Investors should closely monitor quarterly margin trends, operating cash flow generation, and management commentary on contract profitability. The company's ability to convert robust revenue growth into proportional profit expansion will determine whether current valuation levels prove justified or excessive. Given the high volatility (49.76%) and beta of 1.17, position sizing becomes critical for risk management.
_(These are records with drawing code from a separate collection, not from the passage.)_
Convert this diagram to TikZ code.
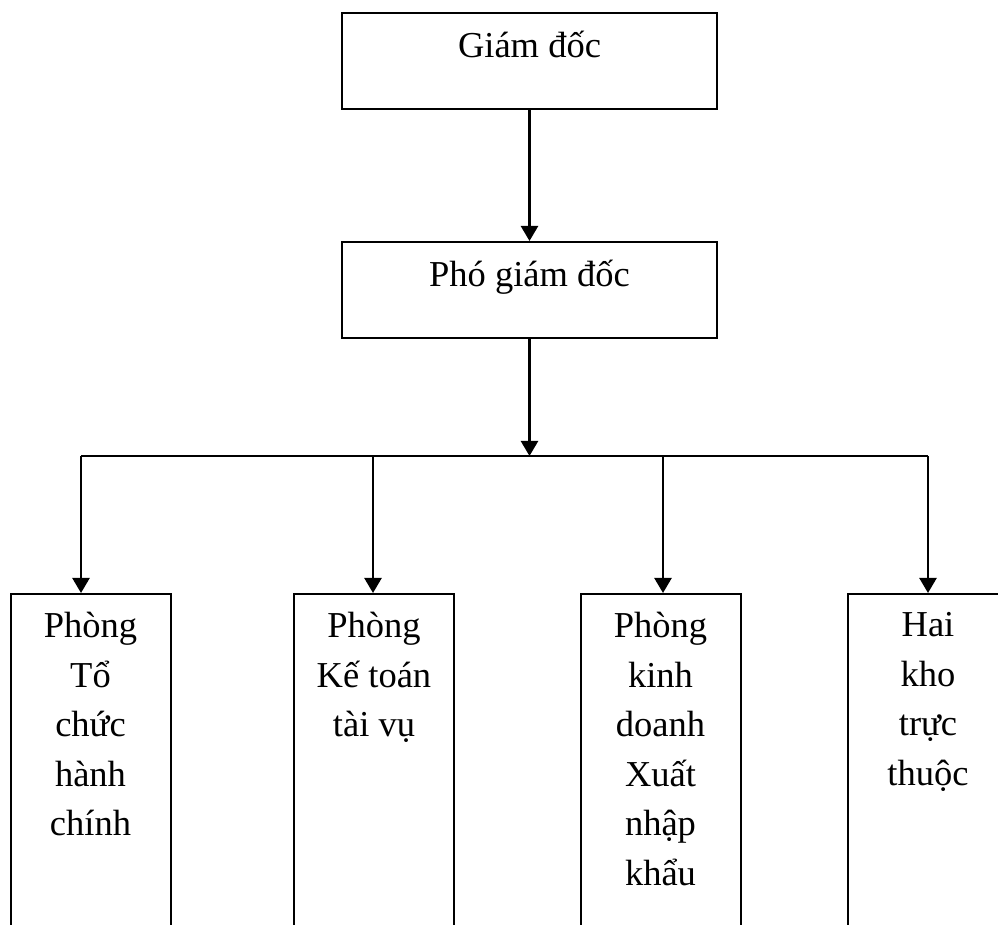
\documentclass[tikz,border=0pt]{standalone}
\usepackage{fontspec}
\setmainfont{Liberation Serif}
\usetikzlibrary{arrows.meta,positioning}

\begin{document}
\begin{tikzpicture}[x=0.5pt,y=-0.5pt,
    box/.style={draw,line width=1pt,minimum width=187.5pt,inner sep=0pt,text height=22.5pt,text depth=25.5pt,font=\fontsize{18.25}{24.75}\selectfont,anchor=north},
    dept/.style={draw,line width=1pt,minimum width=80pt,minimum height=200pt,inner sep=0pt,anchor=north},
    depttext/.style={text width=78pt,align=flush center,inner sep=0pt,font=\fontsize{18.25}{24.75}\selectfont},
    arr/.style={-{Triangle[width=8.5pt,length=7.5pt]},line width=1.2pt},
    bus/.style={line width=1.2pt}
]
\useasboundingbox (0,0) rectangle (998,925);
\clip (0,0) rectangle (998,925);

\node[box] (GD) at (529.5,12) {Giám đốc};
\node[box] (PGD) at (529.5,241) {Phó giám đốc};

\node[dept] (TC) at (90.5,593) {};
\node[dept] (KT) at (374,593) {};
\node[dept] (KD) at (660.5,593) {};
\node[dept] (KHO) at (928,593) {};

\node[depttext,below=9.5pt of TC.north] (TCtext) {Phòng\\Tổ\\chức\\hành\\chính};
\node[depttext,below=9.5pt of KT.north] (KTtext) {Phòng\\Kế toán\\tài vụ};
\node[depttext,below=9.5pt of KD.north] (KDtext) {Phòng\\kinh\\doanh\\Xuất\\nhập\\khẩu};
\node[depttext,below=9.5pt of KHO.north] (KHOtext) {Hai\\kho\\trực\\thuộc};

% bus line
\coordinate (J) at (529.5,456);
\coordinate (J1) at (81,456);
\coordinate (J2) at (373,456);
\coordinate (J3) at (663,456);
\coordinate (J4) at (928,456);

\draw[arr] (GD) -- (PGD);
\draw[arr] (PGD) -- (J);
\draw[bus] (J1) -- (J4);
\draw[arr] (J1) -- (J1 |- TC.north);
\draw[arr] (J2) -- (J2 |- KT.north);
\draw[arr] (J3) -- (J3 |- KD.north);
\draw[arr] (J4) -- (J4 |- KHO.north);
\end{tikzpicture}
\end{document}
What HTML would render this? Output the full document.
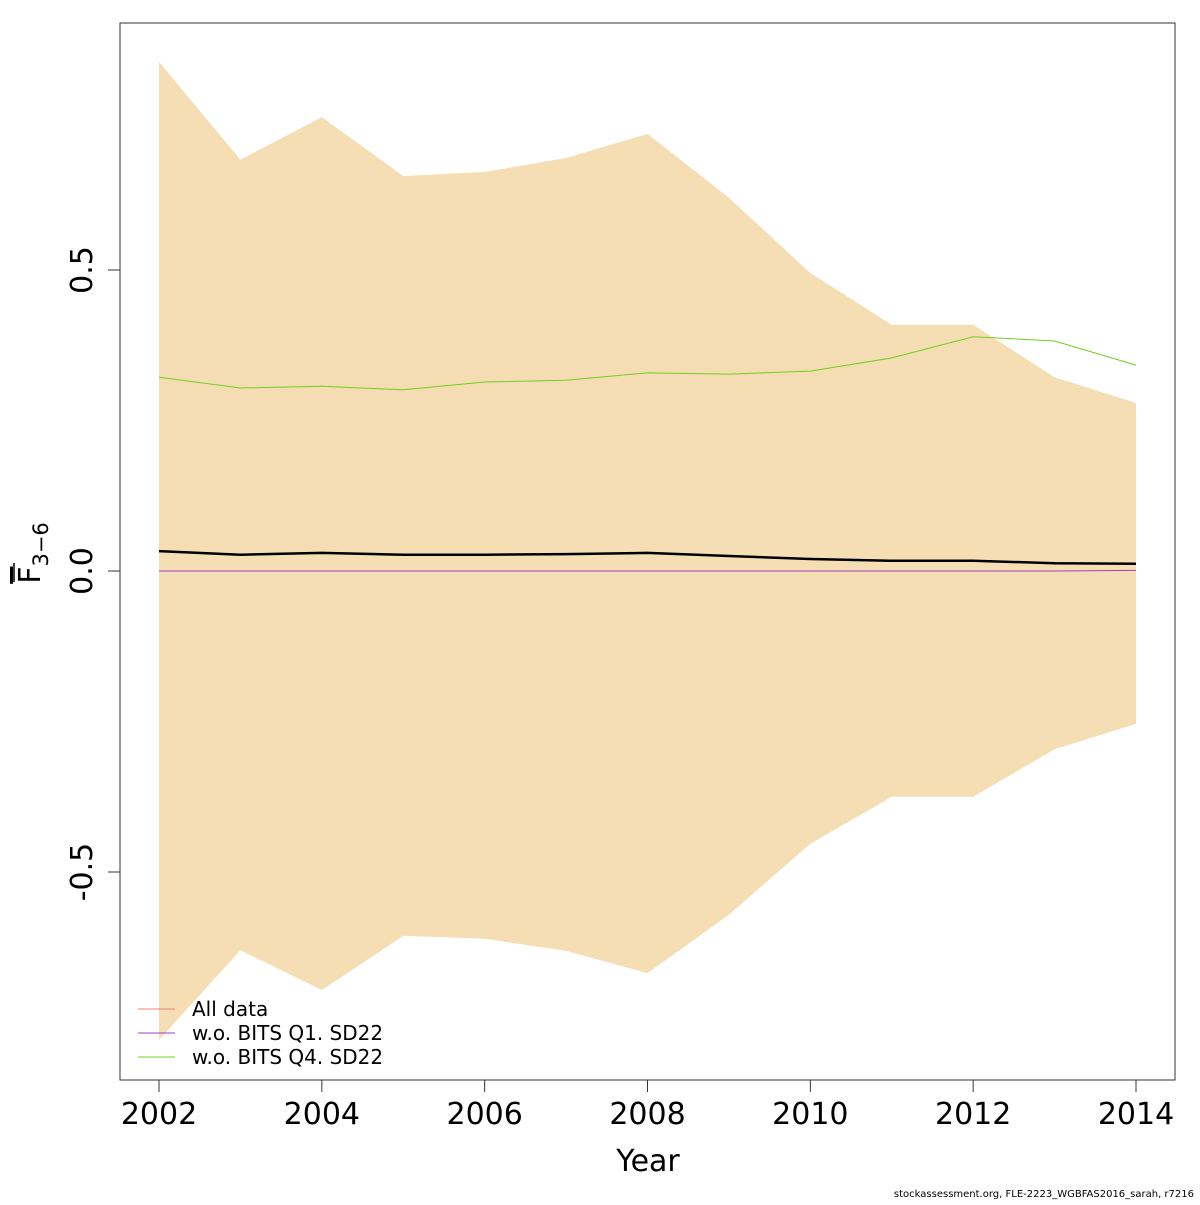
<!DOCTYPE html>
<html><head><meta charset="utf-8"><style>
body{margin:0;background:#fff;font-family:"Liberation Sans","DejaVu Sans",sans-serif}
</style></head><body>
<svg id="chart" data-name="f-bar-chart" data-interactable="false" width="1200" height="1200" xmlns="http://www.w3.org/2000/svg" font-family="DejaVu Sans, Liberation Sans, sans-serif">
<rect width="1200" height="1200" fill="#fff"/>
<g id="plot"></g>
</svg>
<script>
const years=[2002,2003,2004,2005,2006,2007,2008,2009,2010,2011,2012,2013,2014];
const upper=[0.846,0.683,0.754,0.656,0.663,0.686,0.726,0.620,0.495,0.409,0.409,0.322,0.279];
const lower=[-0.779,-0.630,-0.696,-0.606,-0.611,-0.631,-0.668,-0.571,-0.453,-0.375,-0.375,-0.296,-0.254];
const allData=[0.033,0.027,0.030,0.027,0.027,0.028,0.030,0.025,0.020,0.017,0.017,0.013,0.012];
const woQ1=[0,0,0,0,0,0,0,0,0,0,0,0,0.001];
const woQ4=[0.322,0.304,0.307,0.301,0.314,0.317,0.329,0.327,0.332,0.354,0.389,0.382,0.342];
const xTicks=[2002,2004,2006,2008,2010,2012,2014];
const yTicks=[-0.5,0,0.5];
const yTickLabels=["-0.5","0.0","0.5"];
const legendLabels=["All data","w.o. BITS Q1. SD22","w.o. BITS Q4. SD22"];
const legendColors=["#f08070","#a040c0","#70d020"];

const NS="http://www.w3.org/2000/svg";
const g=document.getElementById('plot');
const X=v=>159+(v-2002)*(1136-159)/12;
const Y=v=>571-v*602;
function mk(t,a,txt){const e=document.createElementNS(NS,t);for(const k in a)e.setAttribute(k,a[k]);if(txt!==undefined)e.textContent=txt;g.appendChild(e);return e;}
const pts=arr=>arr.map((v,i)=>X(years[i]).toFixed(1)+','+Y(v).toFixed(1)).join(' ');

let band=mk('polygon',{points:pts(upper)+' '+lower.map((v,i)=>[i,v]).reverse().map(([i,v])=>X(years[i]).toFixed(1)+','+Y(v).toFixed(1)).join(' '),fill:'#f5deb3'});
band.setAttribute('data-name','confidence-band');
band.setAttribute('data-interactable','false');

let l1=mk('polyline',{points:pts(allData),fill:'none',stroke:'#f08070','stroke-width':1});
l1.setAttribute('data-name','line-all-data-color');
l1.setAttribute('data-interactable','false');
let l2=mk('polyline',{points:pts(woQ1),fill:'none',stroke:'#a040c0','stroke-width':1});
l2.setAttribute('data-name','line-wo-bits-q1');
l2.setAttribute('data-interactable','false');
let l3=mk('polyline',{points:pts(woQ4),fill:'none',stroke:'#70d020','stroke-width':1});
l3.setAttribute('data-name','line-wo-bits-q4');
l3.setAttribute('data-interactable','false');
let l0=mk('polyline',{points:pts(allData),fill:'none',stroke:'#000','stroke-width':2.5});
l0.setAttribute('data-name','line-all-data');
l0.setAttribute('data-interactable','false');

let box=mk('rect',{x:120,y:23,width:1055,height:1057,fill:'none',stroke:'#333','stroke-width':1});
box.setAttribute('data-name','plot-frame');
box.setAttribute('data-interactable','false');

xTicks.forEach(t=>{
  let tk=mk('line',{x1:X(t),x2:X(t),y1:1080,y2:1092,stroke:'#333'});
  tk.setAttribute('data-name','x-tick');
  tk.setAttribute('data-interactable','false');
  let lb=mk('text',{x:X(t),y:1124,'font-size':30,'text-anchor':'middle',fill:'#000'},String(t));
  lb.setAttribute('data-name','x-tick-label');
  lb.setAttribute('data-interactable','false');
});
yTicks.forEach((t,i)=>{
  let tk=mk('line',{x1:108,x2:120,y1:Y(t),y2:Y(t),stroke:'#333'});
  tk.setAttribute('data-name','y-tick');
  tk.setAttribute('data-interactable','false');
  let lb=mk('text',{x:92,y:Y(t),'font-size':30,'text-anchor':'middle',fill:'#000',transform:`rotate(-90 92 ${Y(t)})`},yTickLabels[i]);
  lb.setAttribute('data-name','y-tick-label');
  lb.setAttribute('data-interactable','false');
});
let xt=mk('text',{x:648,y:1171,'font-size':30,'text-anchor':'middle'},'Year');
xt.setAttribute('data-name','x-axis-title');
xt.setAttribute('data-interactable','false');
let yt=mk('text',{x:40,y:553,'font-size':30,'text-anchor':'middle',transform:'rotate(-90 40 553)'});
yt.setAttribute('data-name','y-axis-title');
yt.setAttribute('data-interactable','false');
yt.innerHTML='<tspan text-decoration="overline">F</tspan><tspan font-size="21" dy="8">3−6</tspan>';
mk('line',{x1:14,x2:14,y1:563,y2:582,stroke:'#000','stroke-width':1.5}).setAttribute('data-name','y-title-overbar');

legendLabels.forEach((s,i)=>{
  const y=1009+i*24;
  let ln=mk('line',{x1:138,x2:175,y1:y,y2:y,stroke:legendColors[i],'stroke-width':1});
  ln.setAttribute('data-name','legend-swatch');
  ln.setAttribute('data-interactable','false');
  let tx=mk('text',{x:192,y:y+7,'font-size':20},s);
  tx.setAttribute('data-name','legend-entry');
  tx.setAttribute('data-interactable','false');
});
let cr=mk('text',{x:1194,y:1197,'font-size':10,'text-anchor':'end'},'stockassessment.org, FLE-2223_WGBFAS2016_sarah, r7216');
cr.setAttribute('data-name','credit-text');
cr.setAttribute('data-interactable','false');
</script>
</body></html>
The Verdict: Cautious Stance Warranted Amid Execution Concerns

HOLD

Score: 52/100

For Fresh Investors: Avoid initiating positions until margin restoration and operational improvement become evident. The combination of severe margin compression, negative operating cash flow, institutional exodus, and "Very Expensive" valuation creates an unfavourable risk-reward profile. Wait for at least two consecutive quarters of margin improvement and positive operating cash flow before considering entry.

For Existing Holders: Maintain positions with close monitoring of Q1 FY27 results (due August 2026). Set a mental stop-loss if operating margins fail to recover above 22% or if institutional selling accelerates. The company's strong historical growth, net cash balance sheet, and sector tailwinds provide reasons to give management time to address execution challenges, but patience should not be unlimited.

Fair Value Estimate: ₹165-180 range (15% downside risk from current levels), based on normalised earnings assuming 23-24% operating margins and 15x P/E multiple—in line with sector averages for companies with execution uncertainties.

Note: ROCE = (EBIT - Other income)/(Capital Employed - Cash - Current Investments)

⚠️ Investment Disclaimer

This article is for educational and informational purposes only and should not be construed as financial advice. Investors should conduct their own due diligence, consider their risk tolerance and investment objectives, and consult with a qualified financial advisor before making any investment decisions. Past performance does not guarantee future results, and all investments carry risk of loss.